U.S. Pat. No. 4,950,449 to Peterson et al. discloses the inhibition of radioactive cobalt deposition in water-cooled nuclear reactors. Peterson et al. discloses the effective inhibition of radioactive cobalt deposition may be achieved by the continuous addition of zinc oxide to the water entering a water-bearing vessel of the reactor throughout the operation of the reactor. Accordingly, this system can provide steady control of radioactive cobalt accumulation, as well as efficient use of zinc oxide. Thus, Peterson et al. teaches the addition of zinc oxide to the water supply.

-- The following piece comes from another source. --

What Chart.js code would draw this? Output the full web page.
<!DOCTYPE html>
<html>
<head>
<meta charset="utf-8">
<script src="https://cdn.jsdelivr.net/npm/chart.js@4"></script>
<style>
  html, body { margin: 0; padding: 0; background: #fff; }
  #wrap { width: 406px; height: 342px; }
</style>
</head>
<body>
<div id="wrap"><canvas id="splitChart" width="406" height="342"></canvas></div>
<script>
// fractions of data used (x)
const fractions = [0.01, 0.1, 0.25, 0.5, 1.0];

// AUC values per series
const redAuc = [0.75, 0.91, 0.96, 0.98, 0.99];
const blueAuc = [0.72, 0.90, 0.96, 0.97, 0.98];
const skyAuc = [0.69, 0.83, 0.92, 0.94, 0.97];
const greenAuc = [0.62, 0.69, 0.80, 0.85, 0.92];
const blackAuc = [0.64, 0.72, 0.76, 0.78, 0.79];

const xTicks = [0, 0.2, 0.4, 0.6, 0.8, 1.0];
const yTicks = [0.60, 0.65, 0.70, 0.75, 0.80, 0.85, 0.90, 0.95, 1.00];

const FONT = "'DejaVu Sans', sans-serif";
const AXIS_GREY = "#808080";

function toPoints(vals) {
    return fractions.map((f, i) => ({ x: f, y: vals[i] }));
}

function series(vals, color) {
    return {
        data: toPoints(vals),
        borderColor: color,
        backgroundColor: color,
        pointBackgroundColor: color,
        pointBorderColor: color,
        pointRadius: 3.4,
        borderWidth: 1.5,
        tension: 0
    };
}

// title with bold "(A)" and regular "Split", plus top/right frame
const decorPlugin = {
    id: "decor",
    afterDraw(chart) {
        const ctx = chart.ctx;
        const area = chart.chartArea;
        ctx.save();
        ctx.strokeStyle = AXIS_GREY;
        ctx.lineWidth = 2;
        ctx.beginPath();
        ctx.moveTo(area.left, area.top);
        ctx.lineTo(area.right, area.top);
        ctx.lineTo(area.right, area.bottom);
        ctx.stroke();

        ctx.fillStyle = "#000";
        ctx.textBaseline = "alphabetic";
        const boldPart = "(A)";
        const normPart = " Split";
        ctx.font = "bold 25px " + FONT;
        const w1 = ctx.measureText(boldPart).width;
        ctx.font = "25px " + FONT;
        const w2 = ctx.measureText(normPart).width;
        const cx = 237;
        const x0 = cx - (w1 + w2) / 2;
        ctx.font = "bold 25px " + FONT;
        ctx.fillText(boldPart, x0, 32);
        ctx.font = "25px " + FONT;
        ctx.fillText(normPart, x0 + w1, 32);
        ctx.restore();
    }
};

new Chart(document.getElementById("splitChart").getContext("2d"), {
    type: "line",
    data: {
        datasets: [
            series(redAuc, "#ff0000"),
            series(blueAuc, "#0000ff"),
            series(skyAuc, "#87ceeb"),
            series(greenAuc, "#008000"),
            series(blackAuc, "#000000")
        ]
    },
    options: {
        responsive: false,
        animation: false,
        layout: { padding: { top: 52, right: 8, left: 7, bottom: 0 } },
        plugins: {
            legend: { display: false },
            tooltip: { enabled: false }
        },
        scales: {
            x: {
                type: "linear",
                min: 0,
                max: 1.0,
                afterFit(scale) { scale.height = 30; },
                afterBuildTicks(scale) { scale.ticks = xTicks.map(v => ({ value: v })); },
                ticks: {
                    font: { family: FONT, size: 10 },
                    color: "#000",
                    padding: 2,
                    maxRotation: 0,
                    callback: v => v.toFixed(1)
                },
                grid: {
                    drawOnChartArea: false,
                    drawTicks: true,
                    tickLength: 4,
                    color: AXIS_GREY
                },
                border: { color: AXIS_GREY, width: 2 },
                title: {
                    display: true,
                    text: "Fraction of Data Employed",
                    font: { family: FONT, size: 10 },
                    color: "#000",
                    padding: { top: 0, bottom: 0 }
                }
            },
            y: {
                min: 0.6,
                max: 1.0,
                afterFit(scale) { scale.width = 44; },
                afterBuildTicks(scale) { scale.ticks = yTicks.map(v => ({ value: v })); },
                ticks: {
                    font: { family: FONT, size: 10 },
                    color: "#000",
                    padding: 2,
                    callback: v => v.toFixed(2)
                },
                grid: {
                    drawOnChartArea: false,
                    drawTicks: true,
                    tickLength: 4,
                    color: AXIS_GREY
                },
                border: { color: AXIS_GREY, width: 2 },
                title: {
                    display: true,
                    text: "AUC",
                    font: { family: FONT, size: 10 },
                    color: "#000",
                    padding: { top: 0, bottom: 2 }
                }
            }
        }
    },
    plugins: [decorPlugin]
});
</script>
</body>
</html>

U.S. Pat. No. 4,940,564 to Aizawa et al. discloses the suppression of the deposition of radioactive substances in BWRs, particularly in a nuclear power plant. The Aizawa et al. method for suppressing deposition of radioactive substances onto the surfaces of out-of-core components in a boiling water-type, nuclear power plant is characterized by injecting an alkaline element into reactor water in the presence of an amount of the oxygen formed by nuclear fission of the reactor water and dissolved in the reactor water, particularly without hydrogen gas injection, during the nuclear heat up operation period of a boiling water-type nuclear power plant. The reactor water containing the injected alkaline element is circulated through the primary cooling water system of a nuclear reactor, thereby forming an oxide film on the surfaces of out-of-core components in the primary cooling water system of the nuclear power plant.

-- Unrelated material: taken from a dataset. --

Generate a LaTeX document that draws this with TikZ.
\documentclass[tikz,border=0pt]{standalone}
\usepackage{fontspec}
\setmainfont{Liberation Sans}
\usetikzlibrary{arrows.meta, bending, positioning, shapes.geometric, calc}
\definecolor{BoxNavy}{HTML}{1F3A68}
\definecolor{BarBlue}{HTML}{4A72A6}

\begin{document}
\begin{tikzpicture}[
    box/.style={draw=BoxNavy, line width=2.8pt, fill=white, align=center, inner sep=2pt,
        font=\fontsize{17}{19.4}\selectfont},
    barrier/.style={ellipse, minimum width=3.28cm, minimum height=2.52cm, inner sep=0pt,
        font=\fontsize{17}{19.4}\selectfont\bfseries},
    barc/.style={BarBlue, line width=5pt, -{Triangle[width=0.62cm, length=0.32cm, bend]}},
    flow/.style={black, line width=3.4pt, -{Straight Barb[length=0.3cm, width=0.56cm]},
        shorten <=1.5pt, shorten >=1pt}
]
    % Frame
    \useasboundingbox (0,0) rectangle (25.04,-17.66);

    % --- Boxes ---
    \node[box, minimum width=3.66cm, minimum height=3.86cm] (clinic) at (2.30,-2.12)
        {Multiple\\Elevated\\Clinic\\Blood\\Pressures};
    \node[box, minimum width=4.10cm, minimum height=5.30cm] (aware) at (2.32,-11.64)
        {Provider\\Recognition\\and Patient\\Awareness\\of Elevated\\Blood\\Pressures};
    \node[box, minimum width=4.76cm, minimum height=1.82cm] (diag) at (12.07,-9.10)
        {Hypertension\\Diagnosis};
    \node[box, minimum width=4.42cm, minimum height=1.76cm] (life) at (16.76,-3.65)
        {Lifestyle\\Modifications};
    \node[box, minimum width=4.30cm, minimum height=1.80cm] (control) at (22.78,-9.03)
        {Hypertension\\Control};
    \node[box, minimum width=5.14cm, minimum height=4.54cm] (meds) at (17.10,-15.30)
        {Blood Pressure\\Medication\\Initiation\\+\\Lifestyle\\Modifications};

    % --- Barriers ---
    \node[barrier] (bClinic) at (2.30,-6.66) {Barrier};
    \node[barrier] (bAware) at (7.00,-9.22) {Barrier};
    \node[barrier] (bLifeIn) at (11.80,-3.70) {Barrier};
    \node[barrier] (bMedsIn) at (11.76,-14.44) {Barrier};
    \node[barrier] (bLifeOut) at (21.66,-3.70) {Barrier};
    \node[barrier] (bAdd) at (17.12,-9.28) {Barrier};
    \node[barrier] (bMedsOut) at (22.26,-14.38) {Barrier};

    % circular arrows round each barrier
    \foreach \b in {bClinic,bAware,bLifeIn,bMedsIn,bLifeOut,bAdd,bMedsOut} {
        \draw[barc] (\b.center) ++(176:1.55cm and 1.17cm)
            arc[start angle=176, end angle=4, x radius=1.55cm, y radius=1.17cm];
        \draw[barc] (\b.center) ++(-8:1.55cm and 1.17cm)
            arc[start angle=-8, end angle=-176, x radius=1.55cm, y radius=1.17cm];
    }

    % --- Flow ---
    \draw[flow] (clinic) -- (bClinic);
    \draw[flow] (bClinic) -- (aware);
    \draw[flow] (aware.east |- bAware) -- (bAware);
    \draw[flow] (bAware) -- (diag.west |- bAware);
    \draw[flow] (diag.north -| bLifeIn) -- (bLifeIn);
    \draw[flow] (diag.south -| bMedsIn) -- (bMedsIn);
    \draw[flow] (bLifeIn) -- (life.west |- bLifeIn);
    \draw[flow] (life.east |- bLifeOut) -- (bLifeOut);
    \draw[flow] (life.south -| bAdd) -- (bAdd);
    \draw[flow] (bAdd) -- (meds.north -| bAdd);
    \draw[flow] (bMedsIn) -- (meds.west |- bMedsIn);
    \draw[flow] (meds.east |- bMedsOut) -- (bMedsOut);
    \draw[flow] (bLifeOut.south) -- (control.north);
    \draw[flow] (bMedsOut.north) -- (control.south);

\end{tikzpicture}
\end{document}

U.S. Pat. No. 3,612,087 to Roland discloses a water treating device. Roland teaches a device for treating water by controlled injections of bromine. A bromine storage vessel communicates with a dilution vessel-suction pump, which continuously circulates water to be treated therethrough to maintain a negative pressure in the storage vessel. A dosing means communicates with the vessel to intermittently transmit predetermined amounts of brominated water to the dilution vessel.
Therefore, it can be seen that a need yet exists for a pH adjustment system that limits or eliminates vapor locking issues, limits or eliminates contamination of condensate issues, and provides a safe means of pH adjustment to the condensate/feed water system of a power plant. It is to the provision of such a system, preferably, a vacuum actuated and sustained ammonia feed system for the pH adjustment of power plant condensate and boiler feed water, that the present invention is primarily directed.